Oh, and I got to drive two bodies down, on separate occasions, to the crematory here in Fresno. Cryptonite by Three Doors Down will always have a different ring for me since that was the summer it was overplayed on every radio station. I musta heard that song at least five times on my way down to Fresno with a body chillin' in a cardboard box in the back of a white minivan. And they never called me Superman again.

timidvenus said...

my little care bear-
i think you are right. and 143.

timidvenus said...

adam-
wow...you want a job??
i have never done any cemetery work, i think i would hate it. i do enjoy cemeteries though. so peaceful and full of flowers, although i think of "garden state" sometimes when im there and i wonder if that really happens.
i suppose we have both dabbled in each others fields, huh?

edluv said...

come on sara.

you can talk to your "clients" all day long. tell them whatever. just start to worry when they tell you something back.

Adam said...

Sara, I was present when one of the other high school guys I worked with popped open a casket before we lowered it. It was a cheapy one with just the little metal tang that you depress to unlock the lid. Jackass did it with his shovel and then lifted the lid about 5 inches before he realized our boss was coming back on the backhoe. Other than that, never was a casket opened while I was there, especially not to procure jewelry from dead people.

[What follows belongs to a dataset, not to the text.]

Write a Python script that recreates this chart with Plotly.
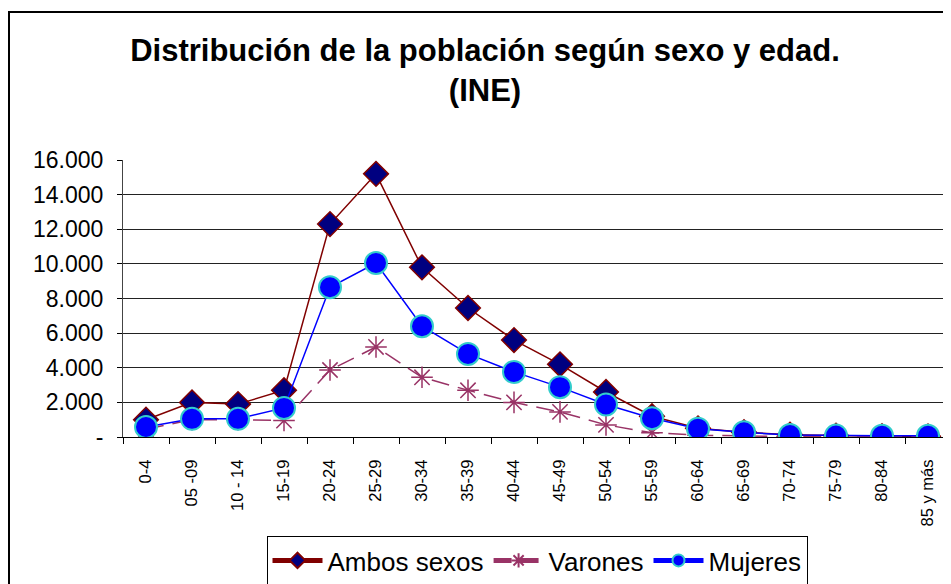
import plotly.graph_objects as go

# grupos de edad
edades = ["0-4", "05 -09", "10 - 14", "15-19", "20-24", "25-29", "30-34", "35-39", "40-44",
          "45-49", "50-54", "55-59", "60-64", "65-69", "70-74", "75-79", "80-84", "85 y más"]

ambos = [1000, 2000, 1900, 2700, 12300, 15200, 9800, 7450, 5600, 4200, 2600, 1200,
         500, 280, 130, 80, 50, 40]
varones = [450, 1000, 1000, 950, 3870, 5200, 3450, 2700, 2000, 1450, 700, 250,
           100, 50, 25, 15, 10, 10]
mujeres = [580, 1050, 1050, 1680, 8650, 10050, 6400, 4800, 3760, 2880, 1880, 1080,
           480, 270, 110, 80, 70, 70]

y_ticks = [0, 2000, 4000, 6000, 8000, 10000, 12000, 14000, 16000]
y_labels = ["-", "2.000", "4.000", "6.000", "8.000", "10.000", "12.000", "14.000", "16.000"]

FONT = "Liberation Sans, Arial, sans-serif"

# la página tiene 8px de margen: área del gráfico en coordenadas de figura x 115..943, y 152..429
L, R, T, B = 115, 943, 152, 429
W, H = 951, 584

fig = go.Figure()

fig.add_trace(
    go.Scatter(
        x=edades,
        y=ambos,
        mode="lines+markers",
        name="Ambos sexos",
        line={"color": "#800000", "width": 1.5},
        marker={"symbol": "diamond", "size": 19, "color": "#000080", "line": {"color": "#800000", "width": 1.5}},
    )
)

fig.add_trace(
    go.Scatter(
        x=edades,
        y=varones,
        mode="lines+markers",
        name="Varones",
        line={"color": "#993366", "width": 1.5, "dash": "18px,9px"},
        marker={"symbol": "asterisk-open", "size": 18, "color": "#993366", "line": {"color": "#993366", "width": 1.5}},
    )
)

fig.add_trace(
    go.Scatter(
        x=edades,
        y=mujeres,
        mode="lines+markers",
        name="Mujeres",
        line={"color": "#0000FF", "width": 1.5},
        marker={"symbol": "circle", "size": 22, "color": "#0000FF", "line": {"color": "#33CCCC", "width": 2}},
    )
)

# marco exterior del gráfico
fig.add_shape(
    type="rect",
    xref="paper",
    yref="paper",
    x0=(1 - L) / (R - L),
    x1=1.05,
    y0=-0.7,
    y1=1 + (T - 4) / (B - T),
    line={"color": "black", "width": 2},
    fillcolor="rgba(0,0,0,0)",
    layer="below",
)

fig.update_layout(
    width=W,
    height=H,
    margin={"l": L, "r": W - R, "t": T, "b": H - B, "autoexpand": False},
    paper_bgcolor="white",
    plot_bgcolor="white",
    font={"family": FONT, "color": "black"},
    title={
        "text": "<b>Distribución de la población según sexo y edad.<br>(INE)</b>",
        "x": 477 / W,
        "xanchor": "center",
        "y": 1 - 52.5 / H,
        "yanchor": "middle",
        "font": {"size": 31, "family": FONT, "color": "black"},
    },
    showlegend=True,
    legend={
        "orientation": "h",
        "x": 0.5,
        "xanchor": "center",
        "y": (B - 528) / (B - T),
        "yanchor": "top",
        "bordercolor": "black",
        "borderwidth": 1,
        "font": {"size": 26, "family": FONT},
        "itemwidth": 50,
        "itemsizing": "constant",
        "tracegroupgap": 0,
    },
)

fig.update_xaxes(
    type="category",
    automargin=False,
    tickangle=-90,
    tickfont={"size": 16.5},
    showgrid=False,
    showline=True,
    linecolor="black",
    linewidth=1,
    ticks="outside",
    ticklen=6,
    tickcolor="black",
    tickson="boundaries",
    ticklabelstandoff=15,
    range=[-0.5, 17.5],
)

fig.update_yaxes(
    range=[0, 16000],
    automargin=False,
    tickvals=y_ticks,
    ticktext=y_labels,
    tickfont={"size": 23},
    showgrid=True,
    gridcolor="#222222",
    gridwidth=1,
    showline=True,
    linecolor="#444444",
    ticks="outside",
    ticklen=5,
    tickcolor="black",
    ticklabelstandoff=9,
    zeroline=False,
)

fig.write_html("out.html")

Ed, that was always a joke we threw around at the cemetary. How none of our customers ever complained. Of course, it's not so funny when you remember that sometimes the family pays for it all, so they are the customers, and yes, they can and do complain.

edluv said...

i suppose it depends on what stage you're working with whether or not they will complain.

like, if they're getting embalmed, probably not going to have much to say.

those other, more vocal clients, need to be talked to. you've got to decide things. probably not going to be a social conversation though. save that for the first group.